Since then, Northern Rock has been shrinking its mortgage book and focusing on repaying a government loan.
But the bank said on Monday it was slowing its rate of mortgage redemptions to support the government’s policy of increasing mortgage lending. The announcement coincided with a second bank rescue package announced by Prime Minister Gordon Brown’s government.
Standard & Poor’s Ratings Services said on Monday that a likely consequence of this decision was that Northern Rock would need more capital than the 3 billion pound equity injection previously proposed by the government.
Banks hit by the credit crunch have cut back borrowing to businesses and households, a trend the government is desperate to reverse to avoid a recession deepening into a slump.
The injection into Northern Rock was likely to be in the form of equity and a new loan, the Daily Telegraph said.
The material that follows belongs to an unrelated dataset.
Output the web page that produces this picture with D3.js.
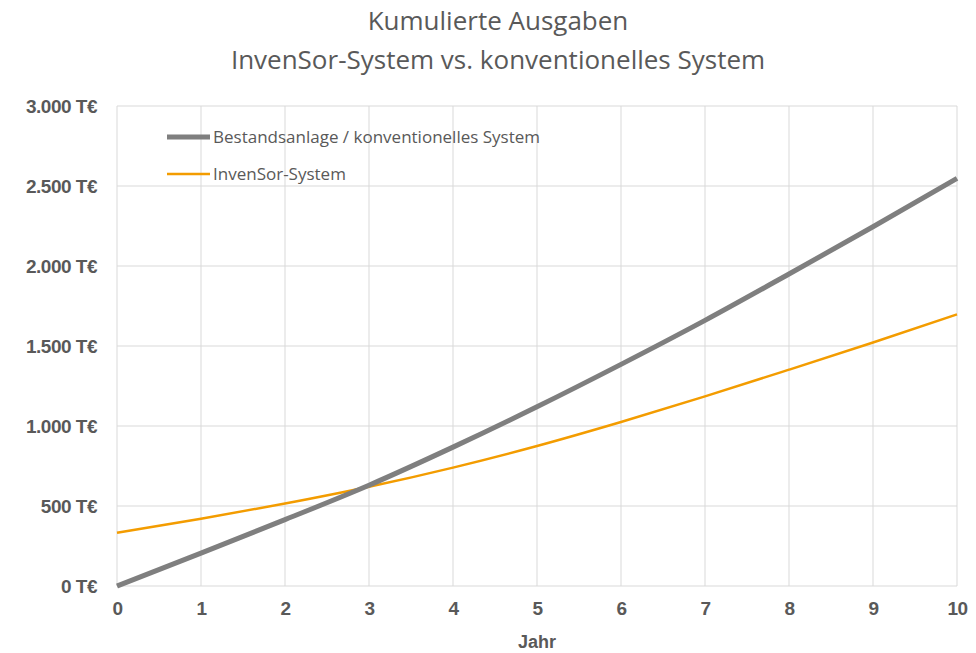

It will include the 3 billion pounds the government has already earmarked to be converted from part of its loan to the bank into equity, it said.
About 5 billion pounds of new equity could give Northern Rock the firepower to do about 50 billion pounds of new lending, providing the capital is not eroded by bad debts, it said.
Treasury officials have been liaising with Brussels as they need a waiver from European Union state aid rules, the newspaper said.
It said there had been no final decision on the plan and officials have not ruled out a more limited approach of just swapping the 3 billion pounds of debt for equity.